A week after the mass shooting that left 49 patrons of a gay nightclub dead in Orlando, Florida, upcoming fan convention Flame Con is asking its attendees to drop the firearms from their costumes.
Flame Con, in its second year, is an LGBTQ-focused geek fandom convention that will be held in Brooklyn this August. Like most other fan events, it’s a popular place for cosplay. But where most conventions have some policies in place to stop people from arriving with genuinely dangerous or misleadingly realistic prop weapons, Flame Con is taking the unusual step of banning "any kind of gun or simulacrum of a firearm, no matter how fake it looks." (Realistic-looking weapons of other kinds, or anything sharp or heavy enough to hurt, are also prohibited.)
The team behind Flame Con describes this partly as a symbolic decision, and partly a way to make the convention more welcoming to people who might be leery of weapons. "Guns are not toys.
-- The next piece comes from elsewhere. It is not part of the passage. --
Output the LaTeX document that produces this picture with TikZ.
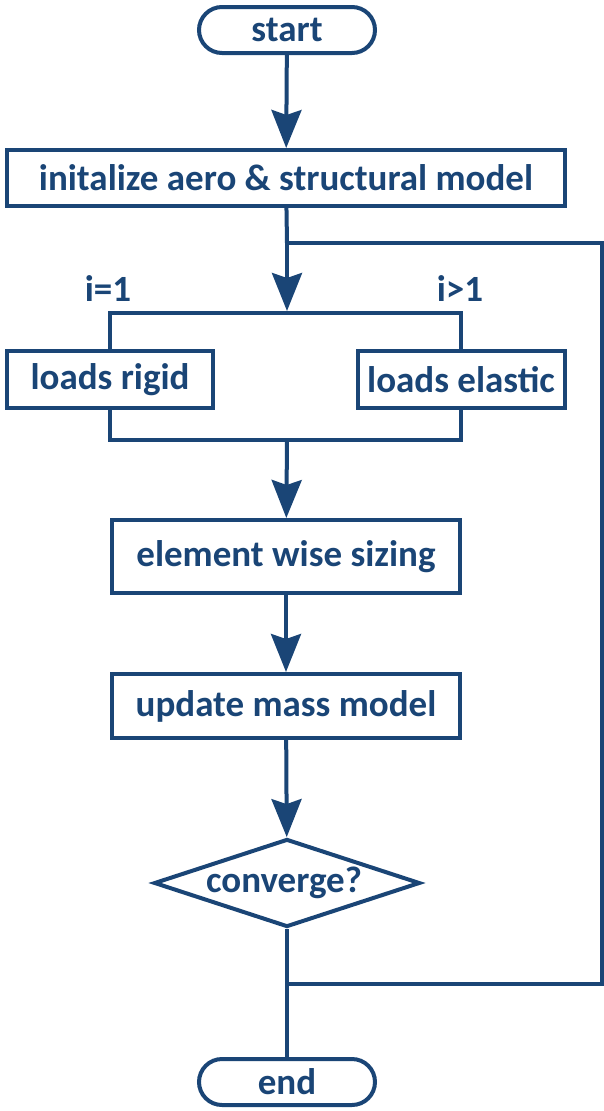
\documentclass[tikz,border=0pt]{standalone}
\usepackage{fontspec}
\setmainfont{Carlito}
\usetikzlibrary{arrows.meta,shapes.geometric}
\definecolor{flowblue}{RGB}{26,69,118}
\begin{document}
\begin{tikzpicture}[x=1pt,y=-1pt,
  flow/.style={draw=flowblue, line width=4pt},
  box/.style={flow, fill=white, text=flowblue, inner sep=0pt,
    font=\fontsize{37}{44}\selectfont\bfseries},
  terminal/.style={box, rounded corners=23pt, minimum width=176pt, minimum height=46pt},
  decision/.style={box, diamond, aspect=2.9, minimum width=266pt, minimum height=88pt},
  caselabel/.style={text=flowblue, font=\fontsize{37}{44}\selectfont\bfseries, inner sep=0pt},
  arr/.style={flow, -{Stealth[width=30pt,length=38pt,inset=5pt]}},
  line/.style={flow}]
\useasboundingbox (0,0) rectangle (604,1111);

% process steps
\node[terminal] (start) at (287,30) {start};
\node[box, minimum width=558pt, minimum height=56pt] (init) at (286,178) {initalize aero \& structural model};
\node[box, minimum width=206pt, minimum height=57pt] (rigid) at (110,379.5) {loads rigid};
\node[box, minimum width=207pt, minimum height=57pt] (elastic) at (461,379.5) {loads elastic};
\node[box, minimum width=348pt, minimum height=73pt] (sizing) at (286,556.5) {element wise sizing};
\node[box, minimum width=348pt, minimum height=64pt] (mass) at (286,706) {update mass model};
\node[decision] (conv) at (287,883) {\hspace*{-6pt}converge?};
\node[terminal] (end) at (287,1082) {end};

% branch labels
\node[caselabel] (lone) at (108,289) {i=1};
\node[caselabel] (lgt) at (460,289) {i>1};

% junction points
\coordinate (loopin) at (287,243);
\coordinate (loopout) at (287,984);
\coordinate (splittop) at (287,313);
\coordinate (splitbot) at (287,440);
\coordinate (rtop) at (602,243);
\coordinate (rbot) at (602,984);

% main flow
\draw[arr] (start) -- (init);
\draw[line] (init) -- (loopin);
\draw[arr, shorten >=2pt] (loopin) -- (splittop);

% branch into the two load cases and merge again
\draw[line] (rigid.north) -- (rigid.north |- splittop) -- (elastic.north |- splittop) -- (elastic.north);
\draw[line] (rigid.south) -- (rigid.south |- splitbot) -- (elastic.south |- splitbot) -- (elastic.south);

\draw[arr] (splitbot) -- (sizing);
\draw[arr] (sizing) -- (mass);
\draw[arr] (mass) -- (conv);
\draw[line] (conv) -- (end);

% iteration loop back to the load computation
\draw[line] (loopout) -- (rbot) -- (rtop) -- (loopin);
\end{tikzpicture}
\end{document}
Guns are not accessories that can be flaunted in public without inherently making light of their intended use — while simultaneously making many people deeply uncomfortable," the organizers said in a statement. "Your cosplay at Flame Con will help our community make a strong, colorful statement against gun violence, and our culture’s toxic love of firearms."
In the wake of a shooting specifically targeted at members of the LGBTQ community, Flame Con in particular has reason to think some attendees might be on edge — the organizers say they’re also working to get extra security at the event. But just as the shooting deeply changed how it felt to see gunfights on screen at last week’s E3 gaming show, it forces us to reconsider how we translate the violence — even the cartoonish, bloodless kind — of genre fiction into the real world. Cosplay is a creative art in its own right, but it’s also a kind of public performance, which impacts the experience of others at the show.
Flame Con itself isn’t an event categorically opposed to violence — in its inaugural year, it held a panel called "No More Mister Nice Gay: Uber Violence In Queer Storytelling." To Joey Stern, president of Flame Con organizing group Geeks Out, the major concern is not making it a default setting for convention-goers. "We're a group of people who enjoy a wide variety of entertainment, some of it violent. But that is media that we consume, and if you're a person who is not interested in that stuff, you don't have to look at it," he says. "You can't really close the book on a person in your space, so the method for avoidance means removing yourself from that space, and that's not what we want Flame Con to be."
But as The Mary Sue notes, a policy like this can also subtly change the tone of cosplay. After all, it’s often a chance to dress up in a way that personally makes you feel cool, and having to think about whether or not that idea of "cool" specifically includes guns forces us to examine exactly how they show up in geek culture. From there, it’s hard to say exactly what that might tell us. If a character’s gun turns out to be unimportant to their costume, does that mean it should never have been there in the first place? How do we balance the fact that any gun-shaped object holds a specific, sometimes ugly symbolism in American culture, while acknowledging that a realistic machine gun isn’t the same as a Star Trek phaser? And even if the intent isn’t to condemn the fiction behind cosplay, if putting a prop firearm on a real-world costume contributes to a toxic gun culture, what’s different about putting it on a page or in a theater?
The odds of other conventions following in Flame Con’s footsteps seem low, so it’s unlikely that these questions will come up much in this particular context. But especially after Orlando, the conversation around gun violence is becoming a continuous one — and geek fiction, which shapes how so many of us see the world, is going to be part of it.